STATED GOAL
Only the lines from the start of the data to the line containing "Chart.register(...registerables);", both included, should be output, exactly and without pictures.
_ _ _ _ _ _ _
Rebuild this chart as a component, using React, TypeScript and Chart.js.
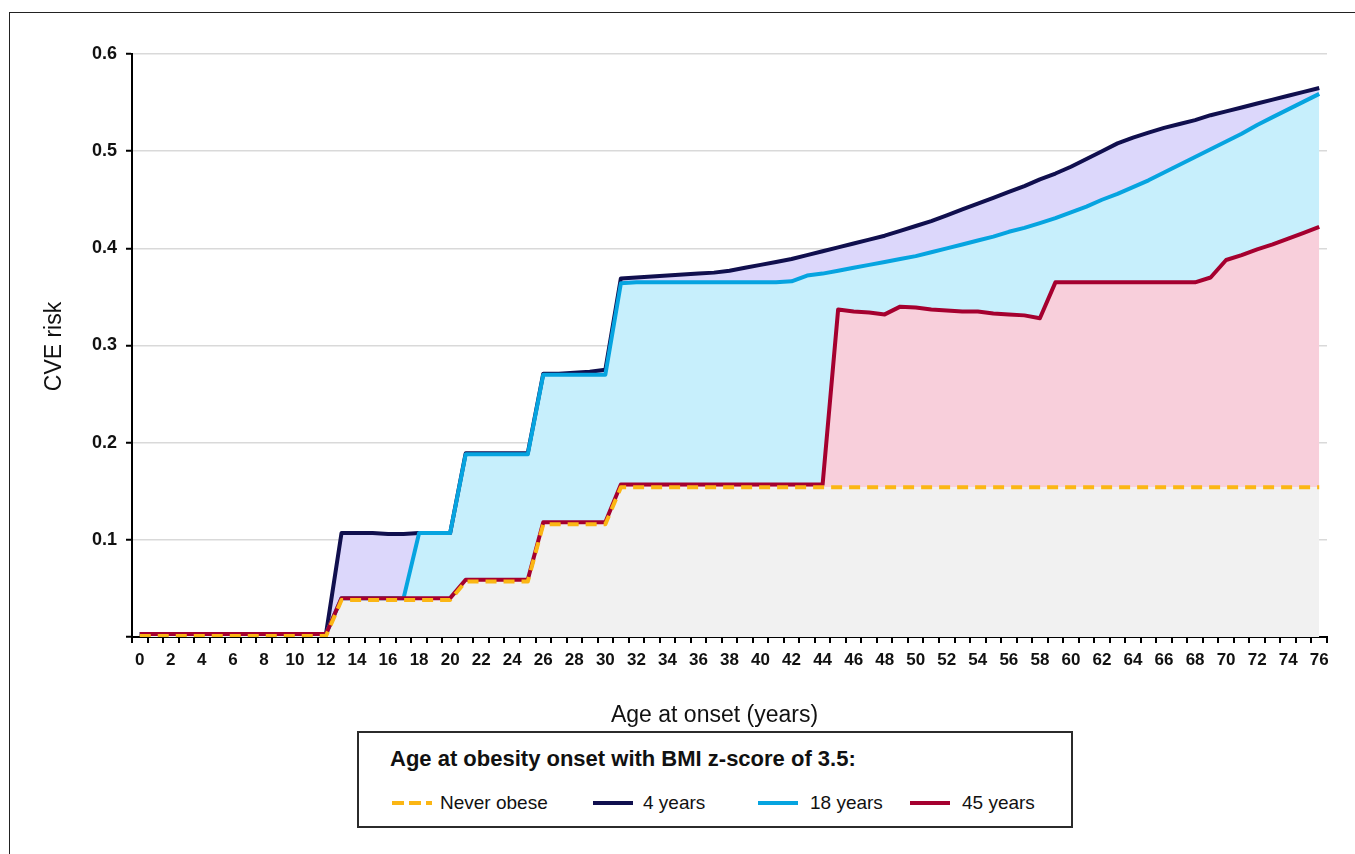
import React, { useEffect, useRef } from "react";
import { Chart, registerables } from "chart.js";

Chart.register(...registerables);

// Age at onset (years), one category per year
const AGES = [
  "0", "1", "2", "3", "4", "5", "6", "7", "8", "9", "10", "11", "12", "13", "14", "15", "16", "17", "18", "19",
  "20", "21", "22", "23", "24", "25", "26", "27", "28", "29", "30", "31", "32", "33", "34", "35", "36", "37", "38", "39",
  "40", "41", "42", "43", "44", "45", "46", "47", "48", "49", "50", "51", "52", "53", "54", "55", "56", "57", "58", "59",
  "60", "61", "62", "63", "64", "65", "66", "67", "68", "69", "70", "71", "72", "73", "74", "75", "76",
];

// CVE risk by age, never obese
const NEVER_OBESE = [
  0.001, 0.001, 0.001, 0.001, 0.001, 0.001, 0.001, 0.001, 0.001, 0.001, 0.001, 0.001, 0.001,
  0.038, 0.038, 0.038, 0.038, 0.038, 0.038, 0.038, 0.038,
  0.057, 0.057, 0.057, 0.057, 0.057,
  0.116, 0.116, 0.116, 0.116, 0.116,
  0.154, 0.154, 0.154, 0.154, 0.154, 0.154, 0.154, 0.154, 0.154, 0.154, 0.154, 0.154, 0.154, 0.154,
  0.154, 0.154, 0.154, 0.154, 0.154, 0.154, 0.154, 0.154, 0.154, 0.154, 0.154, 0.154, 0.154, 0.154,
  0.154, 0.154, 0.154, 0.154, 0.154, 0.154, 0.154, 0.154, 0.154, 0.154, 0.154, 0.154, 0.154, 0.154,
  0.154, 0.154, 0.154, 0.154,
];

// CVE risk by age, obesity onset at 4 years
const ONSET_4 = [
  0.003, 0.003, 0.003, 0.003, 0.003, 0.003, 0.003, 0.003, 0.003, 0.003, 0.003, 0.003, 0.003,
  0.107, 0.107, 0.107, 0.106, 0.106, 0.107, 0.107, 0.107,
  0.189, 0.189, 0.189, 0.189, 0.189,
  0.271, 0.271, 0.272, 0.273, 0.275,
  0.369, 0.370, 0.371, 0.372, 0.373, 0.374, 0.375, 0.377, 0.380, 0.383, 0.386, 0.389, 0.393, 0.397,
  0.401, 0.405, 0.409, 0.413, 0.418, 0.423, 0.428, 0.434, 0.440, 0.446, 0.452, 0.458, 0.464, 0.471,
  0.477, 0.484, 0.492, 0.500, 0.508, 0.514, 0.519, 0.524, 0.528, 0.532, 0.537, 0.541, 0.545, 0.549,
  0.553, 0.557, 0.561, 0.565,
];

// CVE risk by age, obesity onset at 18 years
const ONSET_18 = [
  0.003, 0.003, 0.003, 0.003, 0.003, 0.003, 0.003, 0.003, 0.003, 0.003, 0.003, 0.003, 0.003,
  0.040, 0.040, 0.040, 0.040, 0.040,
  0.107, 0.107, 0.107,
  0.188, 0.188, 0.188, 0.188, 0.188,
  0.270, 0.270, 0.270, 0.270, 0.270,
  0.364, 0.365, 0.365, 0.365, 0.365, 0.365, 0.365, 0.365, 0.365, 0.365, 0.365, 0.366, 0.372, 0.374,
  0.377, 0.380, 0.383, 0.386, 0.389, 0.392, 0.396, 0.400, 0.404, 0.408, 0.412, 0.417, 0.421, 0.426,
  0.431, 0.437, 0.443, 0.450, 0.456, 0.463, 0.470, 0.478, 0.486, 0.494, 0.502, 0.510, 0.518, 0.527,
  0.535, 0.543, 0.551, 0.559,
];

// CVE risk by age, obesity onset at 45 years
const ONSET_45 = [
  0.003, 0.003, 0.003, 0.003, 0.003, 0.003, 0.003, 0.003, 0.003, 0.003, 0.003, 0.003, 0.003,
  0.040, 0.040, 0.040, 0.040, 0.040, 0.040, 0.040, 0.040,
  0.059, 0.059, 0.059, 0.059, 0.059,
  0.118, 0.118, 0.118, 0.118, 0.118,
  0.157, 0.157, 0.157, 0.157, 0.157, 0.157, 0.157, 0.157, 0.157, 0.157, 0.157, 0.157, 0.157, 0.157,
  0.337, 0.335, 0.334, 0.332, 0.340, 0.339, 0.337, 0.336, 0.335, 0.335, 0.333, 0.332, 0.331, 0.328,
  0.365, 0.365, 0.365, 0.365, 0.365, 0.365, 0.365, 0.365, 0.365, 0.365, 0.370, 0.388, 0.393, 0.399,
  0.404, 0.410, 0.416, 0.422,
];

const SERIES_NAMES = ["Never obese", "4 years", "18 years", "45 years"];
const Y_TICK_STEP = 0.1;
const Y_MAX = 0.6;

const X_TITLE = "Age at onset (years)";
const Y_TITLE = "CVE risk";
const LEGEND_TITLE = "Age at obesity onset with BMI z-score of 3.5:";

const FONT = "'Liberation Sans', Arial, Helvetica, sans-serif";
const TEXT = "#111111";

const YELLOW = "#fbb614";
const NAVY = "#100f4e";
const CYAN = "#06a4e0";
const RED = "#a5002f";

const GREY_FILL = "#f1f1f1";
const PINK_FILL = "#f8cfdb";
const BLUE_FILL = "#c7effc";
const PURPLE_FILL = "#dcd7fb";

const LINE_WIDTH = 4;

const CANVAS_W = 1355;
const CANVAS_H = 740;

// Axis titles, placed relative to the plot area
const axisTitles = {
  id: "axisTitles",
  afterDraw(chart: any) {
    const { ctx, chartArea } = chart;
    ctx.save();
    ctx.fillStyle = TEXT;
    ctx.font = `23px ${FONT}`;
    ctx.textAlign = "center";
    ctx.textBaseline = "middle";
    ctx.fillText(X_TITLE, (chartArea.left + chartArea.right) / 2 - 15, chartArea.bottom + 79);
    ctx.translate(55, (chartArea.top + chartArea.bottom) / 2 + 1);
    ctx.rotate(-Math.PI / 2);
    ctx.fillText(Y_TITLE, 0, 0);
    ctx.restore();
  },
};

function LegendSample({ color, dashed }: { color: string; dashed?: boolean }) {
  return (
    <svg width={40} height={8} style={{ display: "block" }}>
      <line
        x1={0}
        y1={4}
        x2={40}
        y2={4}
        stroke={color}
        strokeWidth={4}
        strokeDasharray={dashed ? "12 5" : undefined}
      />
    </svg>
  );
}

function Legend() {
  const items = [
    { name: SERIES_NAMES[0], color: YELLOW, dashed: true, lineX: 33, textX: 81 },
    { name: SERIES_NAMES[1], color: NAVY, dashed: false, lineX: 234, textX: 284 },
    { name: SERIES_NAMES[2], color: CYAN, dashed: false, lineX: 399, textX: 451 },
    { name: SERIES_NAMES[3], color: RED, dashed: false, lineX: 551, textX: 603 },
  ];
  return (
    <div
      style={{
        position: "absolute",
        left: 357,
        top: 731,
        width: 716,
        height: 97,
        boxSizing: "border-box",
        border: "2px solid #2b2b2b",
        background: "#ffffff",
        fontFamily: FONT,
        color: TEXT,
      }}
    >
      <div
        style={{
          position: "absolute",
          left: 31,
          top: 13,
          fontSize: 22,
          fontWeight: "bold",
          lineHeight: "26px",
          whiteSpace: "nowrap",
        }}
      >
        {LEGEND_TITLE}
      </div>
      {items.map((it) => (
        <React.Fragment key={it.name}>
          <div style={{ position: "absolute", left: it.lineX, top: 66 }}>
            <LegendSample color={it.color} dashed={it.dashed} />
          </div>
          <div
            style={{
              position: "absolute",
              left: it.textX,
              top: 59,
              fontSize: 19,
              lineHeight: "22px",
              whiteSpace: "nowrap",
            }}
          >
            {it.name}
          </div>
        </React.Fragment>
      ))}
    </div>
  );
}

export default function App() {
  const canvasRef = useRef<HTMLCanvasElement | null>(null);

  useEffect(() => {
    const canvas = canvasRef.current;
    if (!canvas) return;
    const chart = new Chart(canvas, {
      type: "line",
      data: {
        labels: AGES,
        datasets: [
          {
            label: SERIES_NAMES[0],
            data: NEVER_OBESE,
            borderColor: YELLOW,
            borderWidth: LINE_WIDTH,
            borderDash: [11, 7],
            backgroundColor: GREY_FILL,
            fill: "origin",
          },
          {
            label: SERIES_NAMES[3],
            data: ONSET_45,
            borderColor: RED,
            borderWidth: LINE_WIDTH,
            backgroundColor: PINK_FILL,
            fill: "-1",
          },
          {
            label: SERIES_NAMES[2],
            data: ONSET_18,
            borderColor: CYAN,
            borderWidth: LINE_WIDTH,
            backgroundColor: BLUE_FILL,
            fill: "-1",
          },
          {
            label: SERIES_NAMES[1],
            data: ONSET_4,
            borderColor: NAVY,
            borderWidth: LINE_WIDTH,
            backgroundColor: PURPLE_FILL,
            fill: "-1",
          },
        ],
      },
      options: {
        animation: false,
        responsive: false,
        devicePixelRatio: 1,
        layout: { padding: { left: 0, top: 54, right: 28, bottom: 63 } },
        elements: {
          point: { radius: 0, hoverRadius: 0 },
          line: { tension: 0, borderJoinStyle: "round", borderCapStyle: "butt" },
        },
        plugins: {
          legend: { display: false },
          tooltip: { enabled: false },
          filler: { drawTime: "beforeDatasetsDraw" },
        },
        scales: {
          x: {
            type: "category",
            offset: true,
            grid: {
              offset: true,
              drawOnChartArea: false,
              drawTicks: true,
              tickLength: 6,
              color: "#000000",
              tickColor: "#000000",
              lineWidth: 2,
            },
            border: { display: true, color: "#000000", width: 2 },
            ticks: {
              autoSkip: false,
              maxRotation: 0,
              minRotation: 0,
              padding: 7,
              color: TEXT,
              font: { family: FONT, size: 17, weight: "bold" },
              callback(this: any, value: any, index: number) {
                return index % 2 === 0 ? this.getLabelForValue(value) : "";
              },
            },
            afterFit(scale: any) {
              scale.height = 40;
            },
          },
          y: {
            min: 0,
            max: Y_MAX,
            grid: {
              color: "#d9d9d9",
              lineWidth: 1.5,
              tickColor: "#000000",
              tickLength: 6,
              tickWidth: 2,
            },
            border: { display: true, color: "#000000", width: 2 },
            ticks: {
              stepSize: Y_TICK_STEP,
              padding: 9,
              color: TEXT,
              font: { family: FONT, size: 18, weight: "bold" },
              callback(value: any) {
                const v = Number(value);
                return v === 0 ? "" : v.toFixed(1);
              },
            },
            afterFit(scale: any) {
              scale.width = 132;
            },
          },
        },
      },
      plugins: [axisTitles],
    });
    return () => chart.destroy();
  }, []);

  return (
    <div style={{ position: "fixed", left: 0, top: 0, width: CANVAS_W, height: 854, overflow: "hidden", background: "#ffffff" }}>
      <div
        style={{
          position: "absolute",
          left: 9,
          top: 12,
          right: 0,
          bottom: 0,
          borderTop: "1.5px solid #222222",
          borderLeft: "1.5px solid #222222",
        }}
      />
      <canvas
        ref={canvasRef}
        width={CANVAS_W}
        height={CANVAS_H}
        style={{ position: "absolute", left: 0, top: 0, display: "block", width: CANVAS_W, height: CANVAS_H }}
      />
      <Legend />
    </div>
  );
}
_ _ _ _ _ _ _
REPLY TO THE EXERCISE
Rebuild this chart as a component, using React, TypeScript and Chart.js.
import React, { useEffect, useRef } from "react";
import { Chart, registerables } from "chart.js";

Chart.register(...registerables);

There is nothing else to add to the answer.